TRABZON KRUVAZİYER TURİZMİNİN TÜRKİYE’DEKİ BEŞİNCİ LİMANI
Trabzon İl Kültür ve Turizm Müdürü İsmail Kansız bu sene deniz turizmiyle ilgili önemli gelişmeler yaşandığını da belirterek şunları söyledi:
“Kruvaziyer turizmi dediğimiz, deniz yoluyla gelen turist sayısında artık Trabzon’da söz sahibi bir kent haline geldi. Bu yıl 19 gemi Trabzon’a gelmiş bu gemilerle birlikte 15 bin turist bölgemizi gezme fırsatı bulmuştur. Türkiye’de kruvaziyer turizminde söz sahibi olan Bodrum, Antalya, İzmir ve İstanbul yanında Trabzon’umuz 5. liman haline gelmiştir. Trabzon’daki müze ve ören yerlerine gelen turist sayısında büyük artış oldu.
Global olarak baktığımızda büyük artışların olduğunuz söyleyebilirim. Yıl sonu gelmediğinden net rakamlar veremiyoruz yalnız yabancı sayısında çok büyük bir artış var. Bu artışın kaynağı olarak EYOF’un Trabzon’a kazandırılması, Sümela Manastırı’nın inanç turizmine açılmasını söyleyebiliriz. EYOF, Trabzon’u hem sportif anlamda hem de yapılan tanıtımlarla kültür mirası bakımında dünya kentleri arasına sokmayı başarmıştır.”
Trabzon İl Kültür ve Turizm Müdürü İsmail Kansız, yapılan tanıtımların turizme ivme kazandırdığına vurgu yaparak “Trabzon’u 2011 yılı içerisinde yaklaşık 500 bin kişi ziyaret ederken, geçen yıl 1,3 milyon lira olan turizm gelirleri bu yılsonu gelmeden Eylül ayı itibariyle 1,5 milyon liraya ulaşmıştır. Yaz tatilinin Ramazan’a denk gelmesi nedeniyle yerli turist sayısında bir düşüş yaşandı. Bu düşüşün Ramazan ayından kaynaklı olmasına en büyük kanıt 9 günlük bayram tatilinde Trabzon’a gelen 19 bin 710 kişi olarak söyleyebilirim. Buna bakarak da şunu söyleyebiliriz; Trabzon artık ara tatillerde tercih edilen bir kent haline gelmiştir.

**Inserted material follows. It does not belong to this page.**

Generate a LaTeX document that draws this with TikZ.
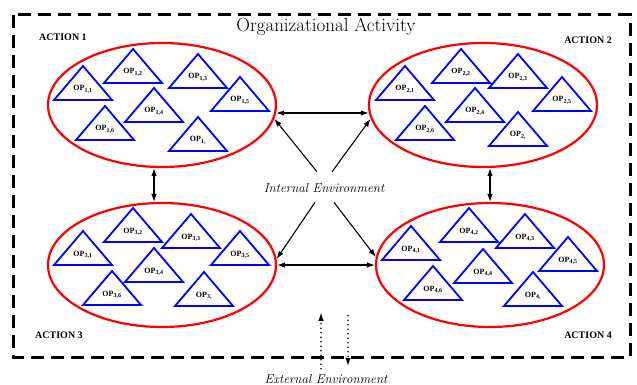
\documentclass[tikz,border=0pt]{standalone}
\usepackage{fontspec}
\newfontfamily\timesfont{Liberation Serif}
\usetikzlibrary{arrows.meta, positioning, calc, shapes.geometric}

\begin{document}
\begin{tikzpicture}[
    x=1pt, y=-1pt,
    >=Latex,
    action/.style = {draw=red, ellipse, line width=2.2pt, minimum width=228pt, minimum height=124pt, inner sep=0pt},
    optri/.style = {draw=blue, line width=1.8pt, line join=miter},
    oplabel/.style = {font=\timesfont\fontsize{8}{9}\selectfont\bfseries, inner sep=0pt, anchor=base},
    actlabel/.style = {font=\timesfont\fontsize{10}{11}\selectfont\bfseries, inner sep=0pt, anchor=base},
    envlabel/.style = {font=\fontsize{13}{15}\selectfont\itshape, inner sep=2pt, anchor=base},
    frame/.style = {draw, line width=3pt, dash pattern=on 13pt off 7pt},
    link/.style = {{Latex[length=8pt, width=5.5pt]}-{Latex[length=8pt, width=5.5pt]}, line width=1.1pt},
    feed/.style = {-{Latex[length=8pt, width=5.5pt]}, line width=1.1pt},
    extarrow/.style = {-{Latex[length=9pt, width=5.5pt]}, line width=1.8pt, dash pattern=on 0pt off 4.5pt, line cap=round}
]
\useasboundingbox (0,0) rectangle (637,385);

% outer frame and title
\draw[frame] (13,15) rectangle (630,357);
\node[font=\fontsize{19}{21}\selectfont, inner sep=0pt, anchor=base] (title) at (326,32) {Organizational Activity};

% the four actions
\node[action] (act1) at (162,105) {};
\node[action] (act2) at (483,105) {};
\node[action] (act3) at (162,265) {};
\node[action] (act4) at (490,265) {};

\node[actlabel] (lab1) at (63,41) {ACTION 1};
\node[actlabel] (lab2) at (588,44) {ACTION 2};
\node[actlabel] (lab3) at (59,338) {ACTION 3};
\node[actlabel] (lab4) at (588,338) {ACTION 4};

% operations (apex x / apex y / name / index)
\foreach \ax/\ay/\nm/\sub in {
    83/66/op11/{1,1}, 133/49/op12/{1,2}, 198/54/op13/{1,3}, 154/88/op14/{1,4},
    240/77/op15/{1,5}, 105/106/op16/{1,6}, 198/117/op17/{1,},
    405/66/op21/{2,1}, 461/49/op22/{2,2}, 518/54/op23/{2,3}, 475/88/op24/{2,4},
    562/77/op25/{2,5}, 425/106/op26/{2,6}, 518/112/op27/{2,},
    83/231/op31/{3,1}, 133/208/op32/{3,2}, 191/214/op33/{3,3}, 154/248/op34/{3,4},
    240/231/op35/{3,5}, 112/271/op36/{3,6}, 204/272/op37/{3,},
    411/226/op41/{4,1}, 469/208/op42/{4,2}, 525/214/op43/{4,3}, 483/249/op44/{4,4},
    568/237/op45/{4,5}, 433/266/op46/{4,6}, 533/272/op47/{4,}} {
  \draw[optri] (\ax,\ay) -- ++(29,34) -- ++(-58,0) -- cycle;
  \node[oplabel] (\nm) at (\ax,\ay+25) {OP\textsubscript{\sub}};
}

% environments
\node[envlabel] (ienv) at (324,192) {Internal Environment};
\node[envlabel] (eenv) at (326,383) {External Environment};

% links between actions
\draw[link] (act1.-4) -- (act2.184);
\draw[link] (act3.east) -- (act4.west);
\draw[link] ($(act1.south)+(-8,0)$) -- ($(act3.north)+(-8,0)$);
\draw[link] ($(act2.south)+(7,0)$) -- (act4.north);

% internal environment to actions
\draw[feed] ($(ienv.north)+(-7,-9)$) -- (act1.-7);
\draw[feed] ($(ienv.north)+(8,-9)$) -- (act2.187);
\draw[feed] ($(ienv.south)+(-9,8)$) -- (act3.3);
\draw[feed] ($(ienv.south)+(10,8)$) -- (act4.176);

% external environment
\draw[extarrow] ($(eenv.north)+(-5,-3)$) -- ++(0,-57);
\draw[extarrow] ($(eenv.north)+(22,-56)$) -- ++(0,51);

\end{tikzpicture}
\end{document}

Yerli ve yabancı turistlerin sayısındaki artışla birlikte konaklama yerlerimizdeki doluluk kapasiteleri yüzde 70’in altına düşmemiştir. Bu sayıları arttırmak için butik oteller yapılmasına önem veriyoruz. Bu amaçla Memişağa Konağı’nın yanında tarihi bir ev daha kamulaştırıldı, büyük ihtimalle de butik otel haline dönüşecek.
Ortahisar mahallemizdeki tarihi dokuyu ön plana çıkarmak için çalışmalarımız devam ediyor. Aynı şekilde Akçaabat Orta Mahalle’deki çalışmalarımız da sürmekte. Bittiğinde inşallah Akçaabat Orta Mahalle’miz Trabzon’un Safranbolu’su haline gelecektir. Bunun yanında Ayasofya Müzesi’nin çevre düzenlemesi ve Uzungöl’deki çalışmaların tamamlanmasıyla gelen turist ve konaklama sürelerinde büyük artışların olacağından eminim” şeklinde konuştu.